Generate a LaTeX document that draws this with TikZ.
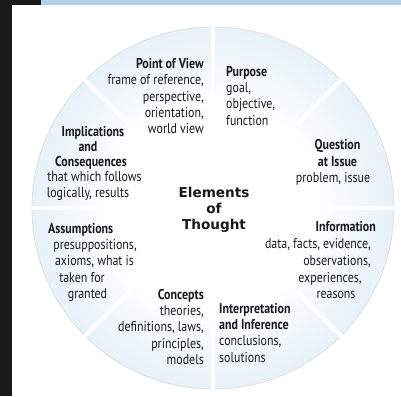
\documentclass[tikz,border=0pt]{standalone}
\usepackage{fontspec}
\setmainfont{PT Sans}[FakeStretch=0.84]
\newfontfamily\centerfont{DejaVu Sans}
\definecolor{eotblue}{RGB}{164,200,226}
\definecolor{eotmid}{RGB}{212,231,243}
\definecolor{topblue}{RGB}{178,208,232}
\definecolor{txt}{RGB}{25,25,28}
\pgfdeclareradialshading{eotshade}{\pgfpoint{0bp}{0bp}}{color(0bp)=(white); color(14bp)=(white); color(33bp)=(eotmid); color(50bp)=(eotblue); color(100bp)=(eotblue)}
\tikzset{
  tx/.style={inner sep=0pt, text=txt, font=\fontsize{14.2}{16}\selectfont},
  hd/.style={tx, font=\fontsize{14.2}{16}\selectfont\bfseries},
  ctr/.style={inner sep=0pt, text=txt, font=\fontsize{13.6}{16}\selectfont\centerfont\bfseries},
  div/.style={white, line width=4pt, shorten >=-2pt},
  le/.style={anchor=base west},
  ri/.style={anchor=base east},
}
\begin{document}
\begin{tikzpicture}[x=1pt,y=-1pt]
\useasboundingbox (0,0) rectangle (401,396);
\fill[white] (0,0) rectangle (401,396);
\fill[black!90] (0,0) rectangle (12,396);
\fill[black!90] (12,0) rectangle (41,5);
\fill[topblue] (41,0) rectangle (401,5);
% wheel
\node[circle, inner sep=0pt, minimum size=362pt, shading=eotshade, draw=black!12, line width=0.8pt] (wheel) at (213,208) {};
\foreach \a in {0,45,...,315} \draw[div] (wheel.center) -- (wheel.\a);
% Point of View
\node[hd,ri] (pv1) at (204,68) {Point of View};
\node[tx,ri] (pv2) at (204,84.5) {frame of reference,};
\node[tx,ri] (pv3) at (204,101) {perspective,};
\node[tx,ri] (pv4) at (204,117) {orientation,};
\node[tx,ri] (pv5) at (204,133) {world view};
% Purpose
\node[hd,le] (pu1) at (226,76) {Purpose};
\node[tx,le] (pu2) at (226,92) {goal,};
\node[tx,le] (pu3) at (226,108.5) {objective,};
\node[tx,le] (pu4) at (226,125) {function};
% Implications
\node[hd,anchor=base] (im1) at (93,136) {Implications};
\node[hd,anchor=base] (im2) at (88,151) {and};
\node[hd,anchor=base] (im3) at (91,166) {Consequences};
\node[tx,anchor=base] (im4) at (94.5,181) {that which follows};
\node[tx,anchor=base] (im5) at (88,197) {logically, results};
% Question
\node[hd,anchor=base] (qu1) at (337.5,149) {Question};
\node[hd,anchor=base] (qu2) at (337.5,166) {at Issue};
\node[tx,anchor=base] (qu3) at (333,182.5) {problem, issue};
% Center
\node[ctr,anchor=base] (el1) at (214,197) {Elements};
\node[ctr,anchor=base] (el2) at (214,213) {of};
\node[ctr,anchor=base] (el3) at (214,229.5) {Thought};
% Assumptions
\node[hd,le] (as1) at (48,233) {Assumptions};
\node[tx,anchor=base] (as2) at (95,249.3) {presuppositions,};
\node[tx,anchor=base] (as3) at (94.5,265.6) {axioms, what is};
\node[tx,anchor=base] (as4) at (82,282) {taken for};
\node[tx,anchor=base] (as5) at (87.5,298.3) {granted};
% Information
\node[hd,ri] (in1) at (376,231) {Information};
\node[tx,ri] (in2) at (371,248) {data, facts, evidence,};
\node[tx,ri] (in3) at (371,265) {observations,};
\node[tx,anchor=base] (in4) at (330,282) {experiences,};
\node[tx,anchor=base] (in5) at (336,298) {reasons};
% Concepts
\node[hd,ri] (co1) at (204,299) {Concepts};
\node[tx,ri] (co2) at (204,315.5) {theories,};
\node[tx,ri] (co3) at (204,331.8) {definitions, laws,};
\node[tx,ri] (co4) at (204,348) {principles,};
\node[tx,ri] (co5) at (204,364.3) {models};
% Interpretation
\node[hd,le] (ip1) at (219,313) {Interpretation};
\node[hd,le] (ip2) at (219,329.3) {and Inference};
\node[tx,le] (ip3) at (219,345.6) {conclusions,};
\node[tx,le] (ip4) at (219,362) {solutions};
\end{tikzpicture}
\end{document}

○ ○ ○

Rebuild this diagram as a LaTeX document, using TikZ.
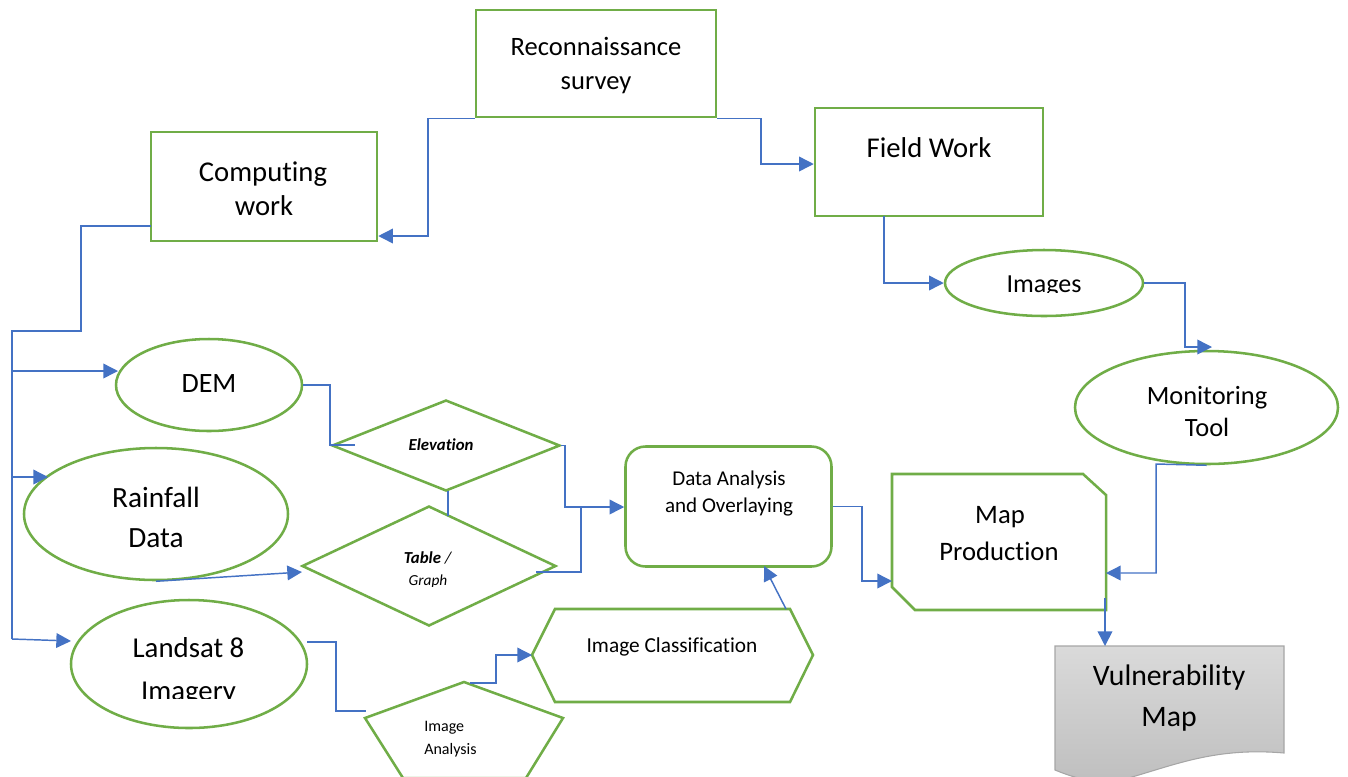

○ ○ ○

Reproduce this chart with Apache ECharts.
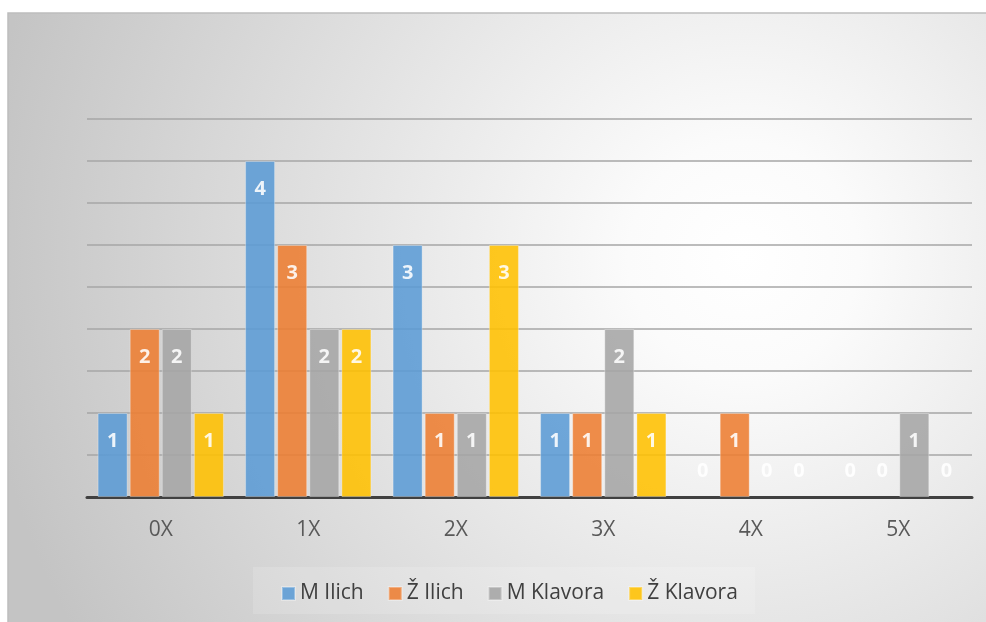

○ ○ ○

→ THE TASK:
Report only the count of lines that include the string "this".

→ RESULT:
3